Через полтора часа после того, как была доставлена в больницу, умерла Софья Гуревич, получившая несколько штыковых ран еще при первом нападении солдат. Со стороны нападающих, кроме подпоручика Карамзина, были легко ранены солдаты Горловский и Палкин и тяжело ранен городовой Хлебников, вскоре умерший. Громкое событие 22 марта, происшедшее в далеком Якутске, сильно обеспокоило высшие правительственные круги Петербурга. Губернатор о случившемся телеграфно донес в Иркутск генерал – губернатору и в Петербург департаменту полиции. Из Петербурга 3 апреля телеграфировали иркутскому генерал – губернатору: «Благоволите всех обвиняемых, оказавших в Якутске вооруженное сопротивление власти, предать военному суду по полевым уголовным законам, с применением к виновным 279 ст. Военного Устава о наказании на основании высочайшего именного Указа Высоко сиятельству от 26 апреля 1885 года и. д. министра Щебеко».

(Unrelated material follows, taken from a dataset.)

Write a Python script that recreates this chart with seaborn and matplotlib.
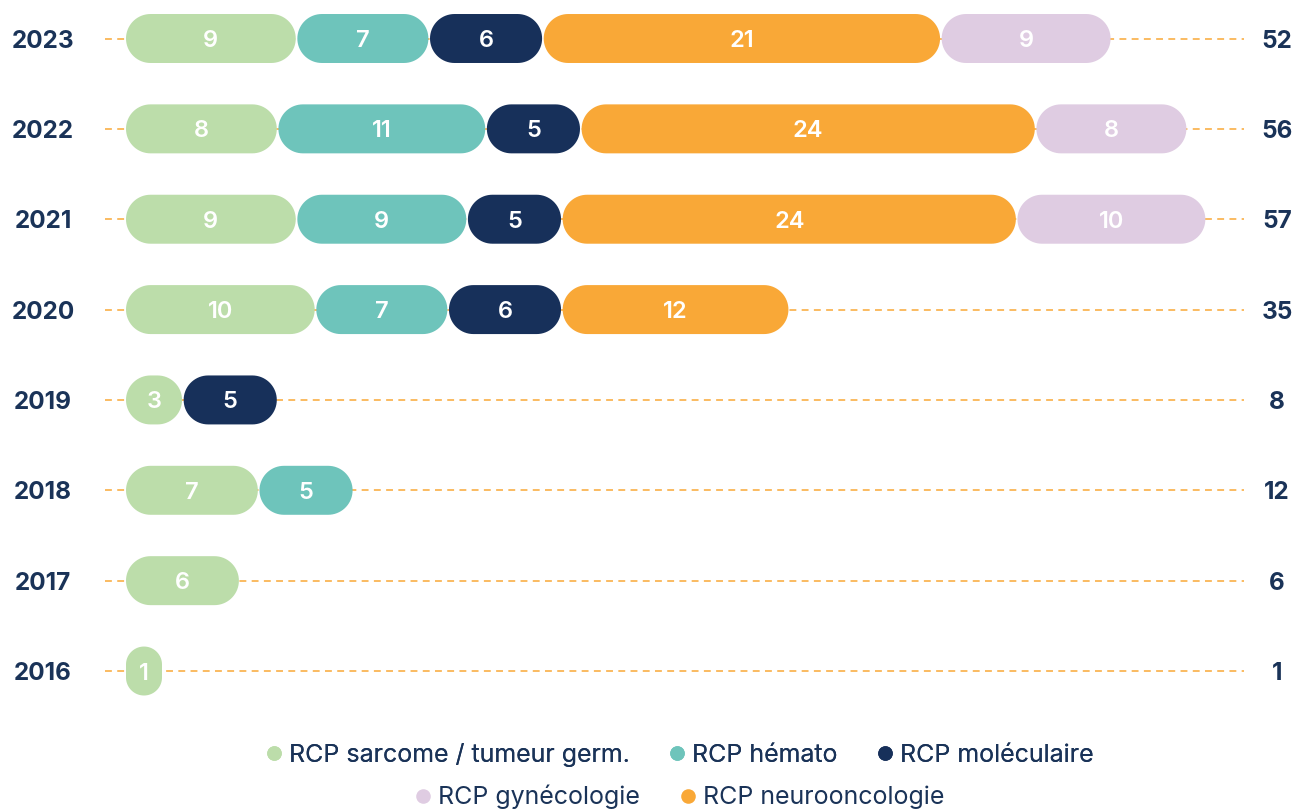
import numpy as np
import pandas as pd
import matplotlib
matplotlib.use("Agg")
import matplotlib.pyplot as plt
import seaborn as sns
from matplotlib.patches import Polygon
from matplotlib.lines import Line2D

# ---------------- data ----------------
years = ["2023", "2022", "2021", "2020", "2019", "2018", "2017", "2016"]
categories = ["RCP sarcome / tumeur germ.", "RCP hémato", "RCP moléculaire",
              "RCP neurooncologie", "RCP gynécologie"]
sarcome = [9, 8, 9, 10, 3, 7, 6, 1]
hemato = [7, 11, 9, 7, 0, 5, 0, 0]
moleculaire = [6, 5, 5, 6, 5, 0, 0, 0]
neuro = [21, 24, 24, 12, 0, 0, 0, 0]
gyneco = [9, 8, 10, 0, 0, 0, 0, 0]
totals = [52, 56, 57, 35, 8, 12, 6, 1]
colors = ["#BCDDAA", "#6EC4BB", "#17305A", "#F9A837", "#DFCCE2"]
legend_row1 = ["RCP sarcome / tumeur germ.", "RCP hémato", "RCP moléculaire"]
legend_row2 = ["RCP gynécologie", "RCP neurooncologie"]

series = [sarcome, hemato, moleculaire, neuro, gyneco]
TXT = "#1A3358"

sns.set_theme(style="white")
plt.rcParams["font.family"] = ["Inter", "DejaVu Sans"]

W, H = 1296, 809
fig = plt.figure(figsize=(W / 100, H / 100), dpi=100)
ax = fig.add_axes([0, 0, 1, 1])

# cumulative sums table
df = pd.DataFrame({"year": years})
cum = np.zeros(len(years))
for k, s in enumerate(series):
    cum = cum + np.array(s)
    df[f"cum{k}"] = cum

bar_h = 0.542
containers = {}
for k in reversed(range(len(series))):
    sns.barplot(data=df, x=f"cum{k}", y="year", orient="h", color=colors[k],
                width=bar_h, ax=ax, order=years, saturation=1)
    containers[k] = ax.containers[-1]

# axis scaling to match pixel layout
sx = 18.95          # px per unit (x)
sy = 90.36          # px per row (y)
x0_px, y0_px = 126, 38.5
ax.set_xlim(-x0_px / sx, (W - x0_px) / sx)
ax.set_ylim((H - y0_px) / sy, -y0_px / sy)
ax.axis("off")

# dashed guide lines
for i, y in enumerate(years):
    ax.plot([-21 / sx, (1244 - x0_px) / sx], [i, i], color="#F9A837",
            lw=1.1, ls=(0, (4.5, 3.5)), zorder=1)


def pill(xl, yc, w, h):
    """Rounded rectangle (radius = half the smaller side, in pixels) in data coords."""
    w_px, h_px = w * sx, h * sy
    r = min(w_px, h_px) / 2
    rx, ry = r / sx, r / sy
    x_l, x_r = xl + rx, xl + w - rx
    y_lo, y_hi = yc - h / 2 + ry, yc + h / 2 - ry
    t = np.linspace(0, np.pi / 2, 18)
    pts = []
    for cx, cy, a0 in [(x_r, y_lo, -np.pi / 2), (x_r, y_hi, 0.0),
                       (x_l, y_hi, np.pi / 2), (x_l, y_lo, np.pi)]:
        ang = a0 + t
        pts.append(np.column_stack([cx + rx * np.cos(ang), cy + ry * np.sin(ang)]))
    return np.vstack(pts)


# replace bars with rounded pills
gap = 1.6 / sx
min_w = 36 / sx
for k in range(len(series)):
    for i, patch in enumerate(containers[k].patches):
        right = patch.get_width()
        left = containers[k - 1].patches[i].get_width() if k > 0 else 0.0
        yc = patch.get_y() + patch.get_height() / 2
        h = patch.get_height()
        patch.set_visible(False)
        val = series[k][i]
        if val <= 0:
            continue
        xl = left + (gap / 2 if k > 0 else 0)
        w = max(right - left - (gap / 2 if k > 0 else 0) - gap / 2, min_w)
        ax.add_patch(Polygon(pill(xl, yc, w, h), closed=True,
                             facecolor=colors[k], edgecolor="none", zorder=3))
        ax.text(xl + w / 2, yc, str(val), color="white", fontsize=17,
                fontweight="semibold", ha="center", va="center_baseline", zorder=4)

# year labels and totals
for i, y in enumerate(years):
    ax.text((43 - x0_px) / sx, i, y, color=TXT, fontsize=17.5, fontweight="bold",
            ha="center", va="center_baseline")
    ax.text((1277 - x0_px) / sx, i, str(totals[i]), color=TXT, fontsize=17.5,
            fontweight="bold", ha="center", va="center_baseline")

# legend
def handles(names):
    return [Line2D([], [], marker="o", ls="none", markersize=10.5,
                   markerfacecolor=colors[categories.index(n)],
                   markeredgecolor="none") for n in names]

leg_kw = dict(loc="center", frameon=False, fontsize=18, handletextpad=0.15,
              columnspacing=1.45, labelcolor=TXT, handlelength=0.9)
leg1 = fig.legend(handles(legend_row1), legend_row1, ncol=3,
                  bbox_to_anchor=(678 / W, 1 - 755 / H), **leg_kw)
fig.add_artist(leg1)
leg2 = fig.legend(handles(legend_row2), legend_row2, ncol=2,
                  bbox_to_anchor=(678 / W, 1 - 797 / H), **leg_kw)

fig.savefig("out.png", dpi=100)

На докладе о якутских событиях Александр III положил резолюцию: «Необходимо примерно наказать, и надеюсь, что подобные безобразия более не повторятся». Началось предварительное следствие. До приезда в Якутск военно – следственной комиссии дело поручили якутскому следователю Д. И. Меликову. Вскоре после вскрытия Лены, 21 мая, в Якутск на пароходе прибыл весь состав военно – следственной комиссии. Подполковник Савицкий, капитан Корсаков, единственный офицер с юридическим образованием, и еще два офицера, первым делом посетили тюрьму. Здесь они интересовались только тем, насколько надежно и строго охраняются «монастыревцы». С приездом комиссии следствие перешло к ней. Суд длился с 6 июня по 13 июля 1889 года, т. е. прошел очень быстро, если учесть всю серьезность процесса, большое число обвиняемых и свидетелей. Такая быстрота объясняется тем, что все судебное следствие, явно в нарушение процессуальных норм, было упрощено до крайности. Приговор уже давно предрешили царь и министр внутренних дел, поэтому к беспристрастному ведению дела, к разбору его во всех деталях судьи не стремились.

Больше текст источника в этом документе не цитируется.